Psycho...The shower scene..Bernie Hermann's striking score define Hitchcock's film. Yet it is the attention to detail that is most impressive. The film opens with a subtitle, we see the time, two-forty-three, Janet Leigh on her lunch break from work is having an affair. She's spent her whole lunch hour with John Garvin, she only has time to have affairs on her lunch break? Hitchcock is immediately forcing the audience to ask questions about the character. That is what film making is about, film makers need and should want their audience to ask questions about their characters. More random wonderful details.....The number 1 room at Norman Bates' motel, where Janet Leigh stays, the number 1 is in a shape of a dagger. The horizontal block that is the motel, and the vertical Gothic house, where 'mother' lives. The police officer who bears an uncanny resemblance to the T-1000. The stuffed animals in Bates' office, and the pictures of animals in Leigh's room – death surrounds the place.
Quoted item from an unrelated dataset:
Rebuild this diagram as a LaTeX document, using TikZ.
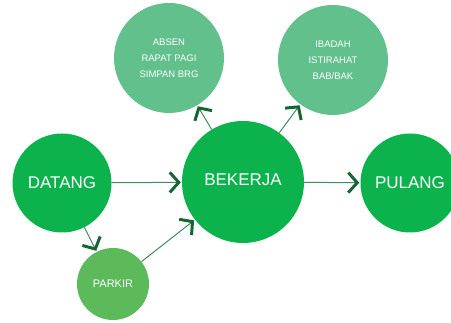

The wonderful staircase in the house, gives some great frames. The camera movement to the door, when Perkins carries 'mother' down the staircase. Perkins boyish smile and lovely eyes. Perkins eerie insistence on offering Leigh dinner. Never trust a man offering a woman food – why should he care about what she eats? The last shot with Perkins sitting against a wall – beautiful. The black and white looks phenomenal, great tonal range (wink wink, I must look at what stock used, tut-tut-snort-snort). See the BFI's print – now!